--- START Exercise inputs ---

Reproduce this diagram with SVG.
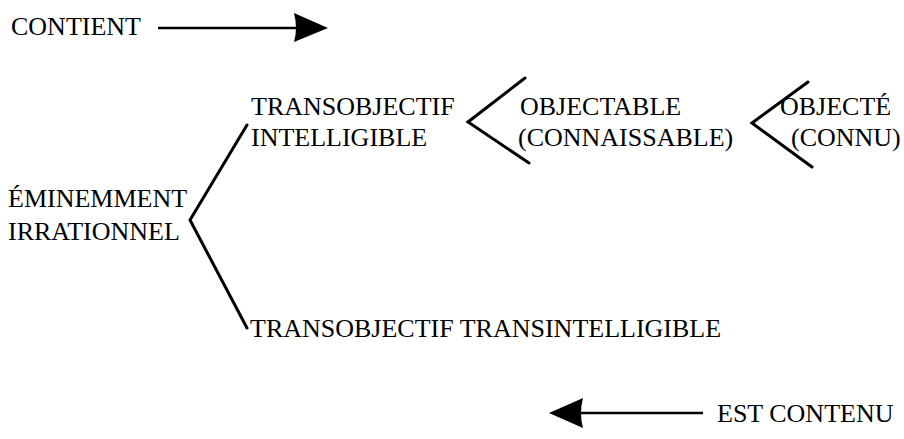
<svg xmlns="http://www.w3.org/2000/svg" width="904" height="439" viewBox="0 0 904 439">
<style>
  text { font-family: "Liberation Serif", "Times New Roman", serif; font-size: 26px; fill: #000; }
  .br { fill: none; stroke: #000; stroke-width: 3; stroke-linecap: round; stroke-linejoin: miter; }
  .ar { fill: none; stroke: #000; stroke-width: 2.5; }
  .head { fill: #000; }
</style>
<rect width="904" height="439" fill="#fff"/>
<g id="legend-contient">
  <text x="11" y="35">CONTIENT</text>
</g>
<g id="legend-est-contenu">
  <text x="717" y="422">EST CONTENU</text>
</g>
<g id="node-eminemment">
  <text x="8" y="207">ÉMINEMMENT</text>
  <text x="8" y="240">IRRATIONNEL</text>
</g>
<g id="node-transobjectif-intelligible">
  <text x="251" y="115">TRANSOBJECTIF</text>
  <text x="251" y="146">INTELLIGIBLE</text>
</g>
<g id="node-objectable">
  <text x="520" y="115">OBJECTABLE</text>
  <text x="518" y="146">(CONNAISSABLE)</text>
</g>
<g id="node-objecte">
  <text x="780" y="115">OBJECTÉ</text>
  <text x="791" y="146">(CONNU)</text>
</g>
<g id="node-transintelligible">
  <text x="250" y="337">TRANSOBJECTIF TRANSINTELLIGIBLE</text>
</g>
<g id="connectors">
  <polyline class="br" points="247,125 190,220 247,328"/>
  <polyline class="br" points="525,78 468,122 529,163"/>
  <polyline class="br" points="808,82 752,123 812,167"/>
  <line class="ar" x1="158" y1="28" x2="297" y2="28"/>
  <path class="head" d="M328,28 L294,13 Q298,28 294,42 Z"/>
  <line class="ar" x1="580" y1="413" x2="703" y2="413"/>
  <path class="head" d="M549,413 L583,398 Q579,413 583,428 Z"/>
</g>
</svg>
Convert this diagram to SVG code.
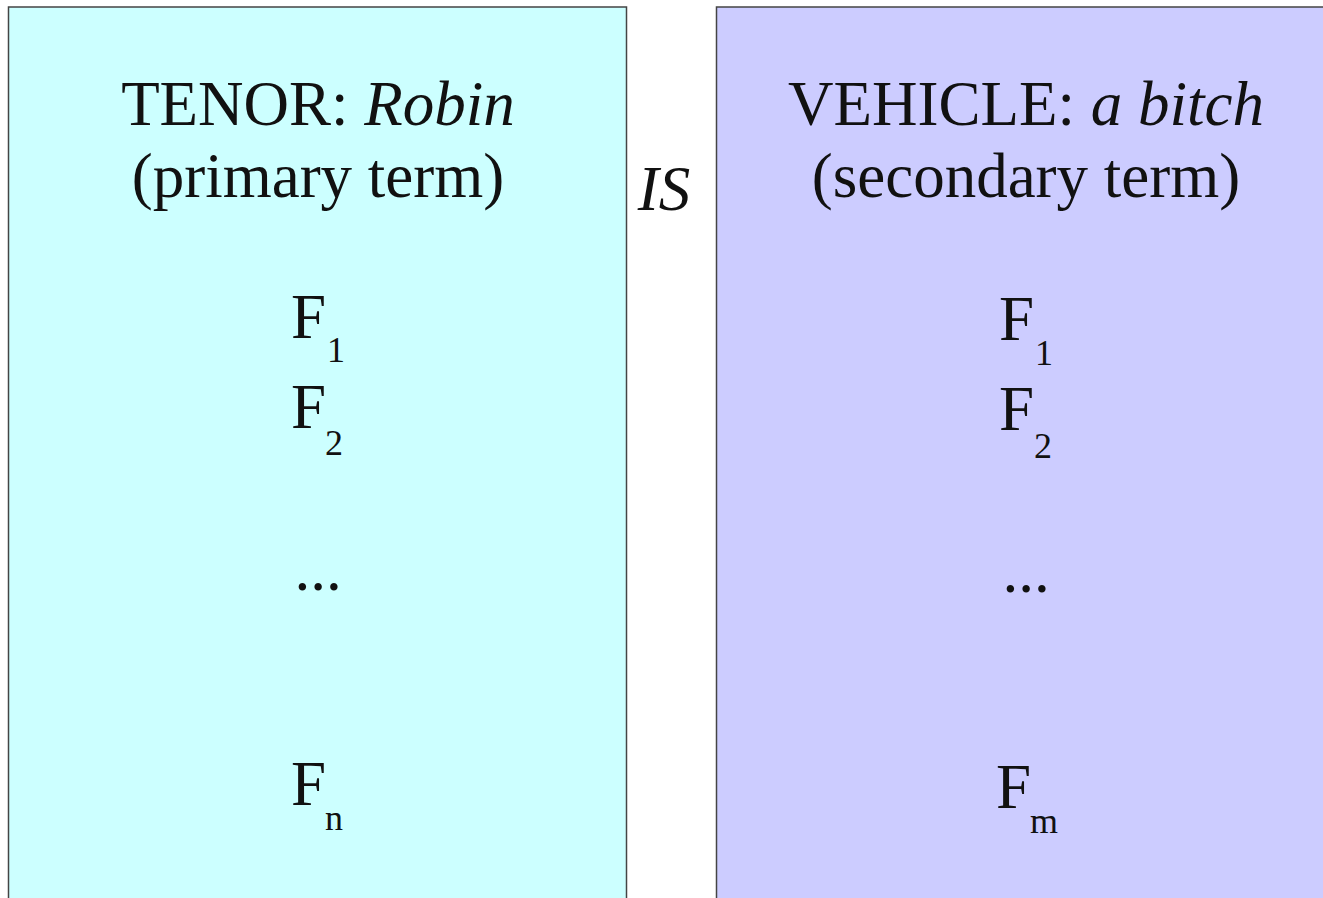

--- END Exercise inputs ---

● **Required work**:
Repeat the listing in full and exactly. Leave any pictures out.

● **Result below**:
Reproduce this diagram with SVG.
<svg xmlns="http://www.w3.org/2000/svg" width="904" height="439" viewBox="0 0 904 439">
<style>
  text { font-family: "Liberation Serif", "Times New Roman", serif; font-size: 26px; fill: #000; }
  .br { fill: none; stroke: #000; stroke-width: 3; stroke-linecap: round; stroke-linejoin: miter; }
  .ar { fill: none; stroke: #000; stroke-width: 2.5; }
  .head { fill: #000; }
</style>
<rect width="904" height="439" fill="#fff"/>
<g id="legend-contient">
  <text x="11" y="35">CONTIENT</text>
</g>
<g id="legend-est-contenu">
  <text x="717" y="422">EST CONTENU</text>
</g>
<g id="node-eminemment">
  <text x="8" y="207">ÉMINEMMENT</text>
  <text x="8" y="240">IRRATIONNEL</text>
</g>
<g id="node-transobjectif-intelligible">
  <text x="251" y="115">TRANSOBJECTIF</text>
  <text x="251" y="146">INTELLIGIBLE</text>
</g>
<g id="node-objectable">
  <text x="520" y="115">OBJECTABLE</text>
  <text x="518" y="146">(CONNAISSABLE)</text>
</g>
<g id="node-objecte">
  <text x="780" y="115">OBJECTÉ</text>
  <text x="791" y="146">(CONNU)</text>
</g>
<g id="node-transintelligible">
  <text x="250" y="337">TRANSOBJECTIF TRANSINTELLIGIBLE</text>
</g>
<g id="connectors">
  <polyline class="br" points="247,125 190,220 247,328"/>
  <polyline class="br" points="525,78 468,122 529,163"/>
  <polyline class="br" points="808,82 752,123 812,167"/>
  <line class="ar" x1="158" y1="28" x2="297" y2="28"/>
  <path class="head" d="M328,28 L294,13 Q298,28 294,42 Z"/>
  <line class="ar" x1="580" y1="413" x2="703" y2="413"/>
  <path class="head" d="M549,413 L583,398 Q579,413 583,428 Z"/>
</g>
</svg>
Convert this diagram to SVG code.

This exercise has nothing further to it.